China has indeed proved to be very skillful in manipulating the multilateral system that governs global trade, bending its rules when and where it is advantageous to do so. China is now snapping at the heel of the U.S. in closing the technology gap. According to UN data (UNIDO Competitive Industrial Performance Database, the proportions of total export considered to be of medium and high tech are about the same between the U.S. and China. Furthermore, Xi Jinping’s signature Make in China 2025 program is designed to propel China forward to becoming a world beating technology leader in ten key sectors in the next few years. And central to China’s stupendous economic and technological advances in the last four decades is its ability to combine market forces with state intervention; which is the very economic structure that the U.S. wants China to abandon. Not surprisingly, China has absolutely no intention to do so.

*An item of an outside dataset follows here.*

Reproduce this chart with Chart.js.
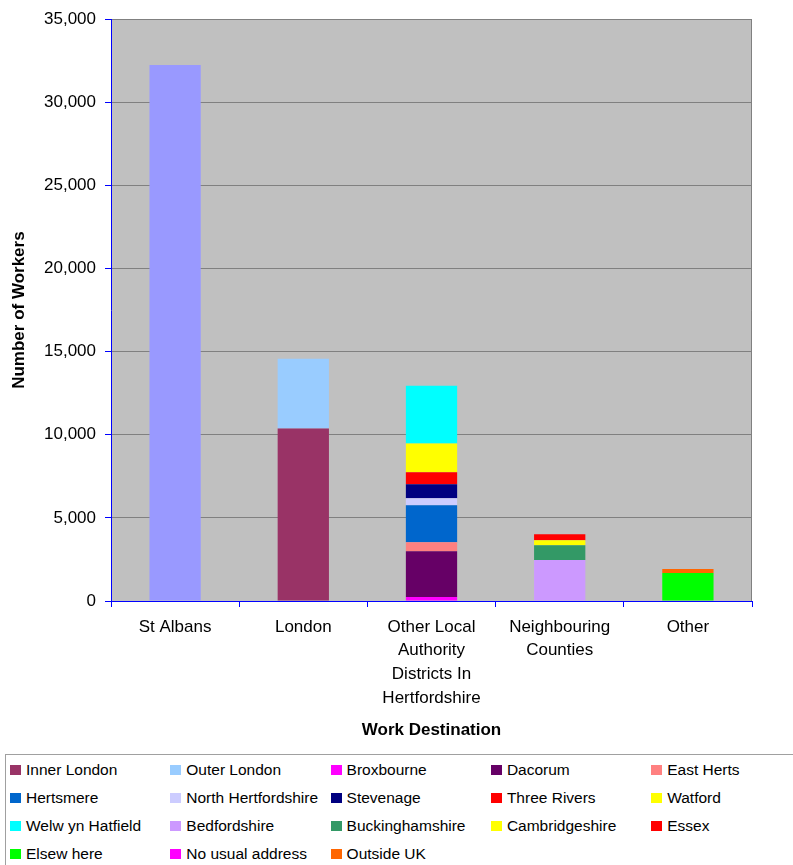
<!DOCTYPE html>
<html>
<head>
<meta charset="utf-8">
<script src="https://cdn.jsdelivr.net/npm/chart.js@4/dist/chart.umd.min.js"></script>
<style>
  body { margin: 0; background: #fff; font-family: "Liberation Sans", Arial, sans-serif; }
  #wrap { position: relative; width: 793px; height: 865px; overflow: hidden; }
  #chart { position: absolute; left: 0; top: 0; }
  #legend {
    position: absolute; left: 5px; top: 754px; width: 820px; height: 130px;
    border: 1px solid #a0a0a0; box-sizing: border-box;
    display: grid; grid-template-columns: repeat(5, 160.3px); grid-auto-rows: 28px;
    padding: 1px 0 0 4px; font-size: 15.5px; color: #000;
  }
  .item { display: flex; align-items: center; white-space: nowrap; }
  .swatch { width: 11px; height: 10px; margin-right: 5px; flex: none; }
</style>
</head>
<body>
<div id="wrap">
  <canvas id="chart" width="793" height="745"></canvas>
  <div id="legend"></div>
</div>
<script>
// Work destination categories along the x axis
const categories = ["St Albans", "London", ["Other Local", "Authority", "Districts In", "Hertfordshire"], ["Neighbouring", "Counties"], "Other"]

// Each series sits in one category (index into categories)
const seriesNames = [
  "St Albans",
  "Inner London", "Outer London",
  "Broxbourne", "Dacorum", "East Herts", "Hertsmere", "North Hertfordshire",
  "Stevenage", "Three Rivers", "Watford", "Welw yn Hatfield",
  "Bedfordshire", "Buckinghamshire", "Cambridgeshire", "Essex",
  "Elsew here", "No usual address", "Outside UK",
]
const seriesCategory = [0, 1, 1, 2, 2, 2, 2, 2, 2, 2, 2, 2, 3, 3, 3, 3, 4, 4, 4]
const seriesValues = [
  32250,
  10370, 4210,
  240, 2760, 540, 2220, 420, 840, 720, 1740, 3470,
  2460, 900, 300, 360,
  1680, 0, 240,
]
const seriesColors = [
  "#9999ff",
  "#993366", "#99ccff",
  "#ff00ff", "#660066", "#ff8080", "#0066cc", "#ccccff",
  "#000080", "#ff0000", "#ffff00", "#00ffff",
  "#cc99ff", "#339966", "#ffff00", "#ff0000",
  "#00ff00", "#ff00ff", "#ff6600",
]

// Y axis ticks
const yMax = 35000
const yStep = 5000

const datasets = seriesNames.map((name, i) => {
  const data = categories.map((c, j) => (j === seriesCategory[i] ? seriesValues[i] : 0))
  return {
    label: name,
    data: data,
    backgroundColor: seriesColors[i],
    borderWidth: 0,
    categoryPercentage: 1,
    barPercentage: 0.4,
    inLegend: i > 0,
  }
})

// grey plot background and right frame line
const plotBackground = {
  id: "plotBackground",
  beforeDraw(chart) {
    const { ctx, chartArea } = chart
    ctx.save()
    ctx.fillStyle = "#c0c0c0"
    ctx.fillRect(chartArea.left, chartArea.top, chartArea.right - chartArea.left, chartArea.bottom - chartArea.top)
    ctx.restore()
  },
  afterDatasetsDraw(chart) {
    const { ctx, chartArea } = chart
    ctx.save()
    ctx.strokeStyle = "#808080"
    ctx.lineWidth = 1
    ctx.beginPath()
    ctx.moveTo(Math.round(chartArea.right) - 0.5, chartArea.top)
    ctx.lineTo(Math.round(chartArea.right) - 0.5, chartArea.bottom)
    ctx.stroke()
    ctx.restore()
  },
}

const font = { family: "'Liberation Sans', Arial, sans-serif", size: 17 }

const chart = new Chart(document.getElementById("chart"), {
  type: "bar",
  data: { labels: categories, datasets: datasets },
  options: {
    responsive: false,
    animation: false,
    layout: { padding: { top: 16, right: 41, left: 0, bottom: 0 } },
    plugins: {
      legend: { display: false },
      tooltip: { enabled: false },
    },
    scales: {
      x: {
        stacked: true,
        grid: { display: true, drawOnChartArea: false, offset: true, tickColor: "#0000ff", tickLength: 6 },
        border: { color: "#0000ff" },
        ticks: { color: "#000", font: { ...font, lineHeight: 1.4 }, padding: 8, maxRotation: 0, autoSkip: false },
        title: {
          display: true,
          text: "Work Destination",
          color: "#000",
          font: { ...font, weight: "bold" },
          padding: { top: 4, bottom: 4 },
        },
        afterFit: (scale) => { scale.height = 144 },
      },
      y: {
        stacked: true,
        min: 0,
        max: yMax,
        grid: { color: "#808080", tickColor: "#0000ff", tickLength: 6 },
        border: { color: "#0000ff" },
        ticks: {
          stepSize: yStep,
          color: "#000",
          font: font,
          padding: 9,
          callback: (value) => value.toLocaleString("en-US"),
        },
        title: {
          display: true,
          text: "Number of Workers",
          color: "#000",
          font: { ...font, weight: "bold" },
          padding: { top: 9, bottom: 0 },
        },
        afterFit: (scale) => { scale.width = 111 },
      },
    },
  },
  plugins: [plotBackground],
})

// Legend laid out in five fixed columns
const legendBox = document.getElementById("legend")
chart.data.datasets.forEach((ds) => {
  if (!ds.inLegend) return
  const item = document.createElement("div")
  item.className = "item"
  item.innerHTML = `<span class="swatch" style="background:${ds.backgroundColor}"></span><span>${ds.label}</span>`
  legendBox.appendChild(item)
})
</script>
</body>
</html>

In this context, the announced trade deal is merely an admission that a trade war against China through higher tariffs has not and will not work. Both sides will now refocus their efforts in achieving their strategic goals by other means. The U.S. will certainly toughen its scrutiny of Chinese investment in its tech sector, and putting more Chinese companies under surveillance, and there will be more aggressive actions in blocking China’s attempts in acquiring advance technology knowhow. The sanctions against Huawei and its role in the rollout of 5G is only a foretaste of what is to come. Beijing, on the other hand, will surely push ahead with the Make in China 2025 program regardless of what the U.S. may do, while preparing for a worst case scenario of decoupling from the U.S. economy over the longer term. The global economy should be prepared for many destabilizing storms to come.
The U.S.-China rivalry is made more acute because of an asymmetry in time horizon. The U.S. fears that time is not on their side, which is reflected in its bipartisan consensus that stronger actions are urgently needed to prevent a further weakening of America’s position relative to China. Beijing, on the other hand, believes that time is on its side, and is confident that it can out-last America’s belligerence. It will work gradually to reduce its dependence on the U.S. market and American technology knowhow while building new networks of alliances outside of the U.S. This asymmetry in time horizon thus reduces incentives on both sides to compromise. Now that there is a trade deal, the U.S.-China rivalry is set to intensify.